The Domain That Shouted “AI” Before the Product Did
Marszalek isn’t hiding the playbook. He already flipped “crypto” from niche to stadium naming rights with Crypto.com; now he wants the same brand gravity in artificial intelligence. Owning the dictionary word for the category buys instant trust, backlinks, and headlines—exactly what a countdown clock needs to feed on.
“I thought it was quite interesting that one person can own two domains that stand for such important categories,” he told the Financial Times.
Interesting is one word. Calculated is another. When your homepage is literally the acronym, every podcast, article, and white paper that mentions “AI” becomes an unpaid ad. That’s not hype; that’s SEO on a sovereign scale.
Super-Bowl Sunday: From Hype to Homework
A 30-second spot during the game guarantees eyeballs, but it doesn’t guarantee follow-through. If the live demo stumbles, the domain still wins; traffic will pour in anyway. It’s the same asymmetry startups face when they buy a premium .com: the name outlives the product cycle. Marszalek knows this. He also knows that public attention is a flash sale—convert it in seconds or lose it.
Personal Agents, Private Ledgers, Public Doubt
The pitch is seductive: spin up an encrypted agent that messages, trades, maybe flirts for you. Each bot learns, then swaps improvements across a decentralised mesh. The white-knuckle bit? Handing over the keys to your inbox, wallet, and dating profile. One breach and the $70 million brand becomes a liability headline.
We’ve seen this movie before. Crypto.com itself lost $34 million in a 2022 hack. Trust scales slower than marketing budgets, and no domain name encrypts user errors.

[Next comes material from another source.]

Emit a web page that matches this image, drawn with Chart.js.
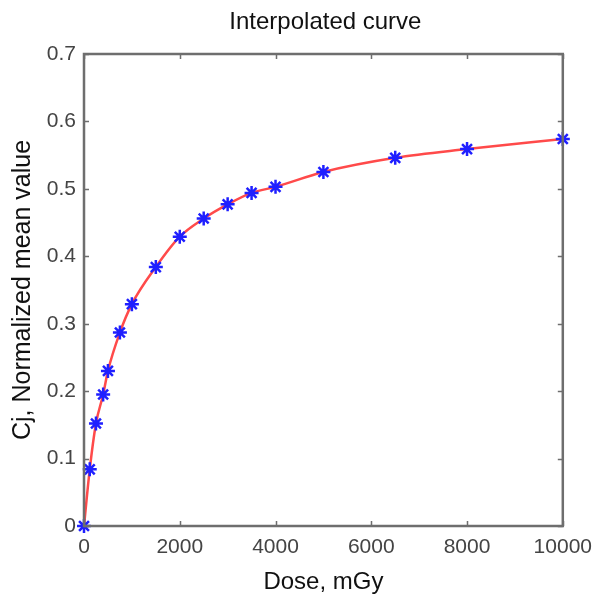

Why Micro-AI Beats Moonshot-AI for Mortals
You don’t need a sentient concierge; you need the airport sandwich you forgot to log. That’s where narrow, task-hungry AI wins. Snap, read, categorise, export. Three seconds, zero setup, no seed phrase. While Marszalek builds the everything-agent, ccKlay quietly handles the one job you postpone every quarter: expense reports. No stadium naming rights required.
The Receipt Paradox: Forgotten Money > Domain Inflation
The average European employee leaves €1,200 a year on the table in unclaimed expenses. Multiply by a hundred million workers and you get… well, a figure that makes $70 million look like a rounding error. The forgotten-latte index is real, and it compounds monthly.
Fix the leak first, then fantasise about the metaverse. A lean AI that spots VAT lines in Bulgarian beats a generalist that promises to “redesign society” but can’t read a faded thermal printout.
Bottom Line: Buy Utility, Not Vanity
Domains age like wine; utility compounds like index funds. Bet on tools that ship today, solve a pain you felt yesterday, and export data you can audit tomorrow. If AI.com becomes the next app store, great—watch the highlights on Monday. Until then, claim the cash you already earned.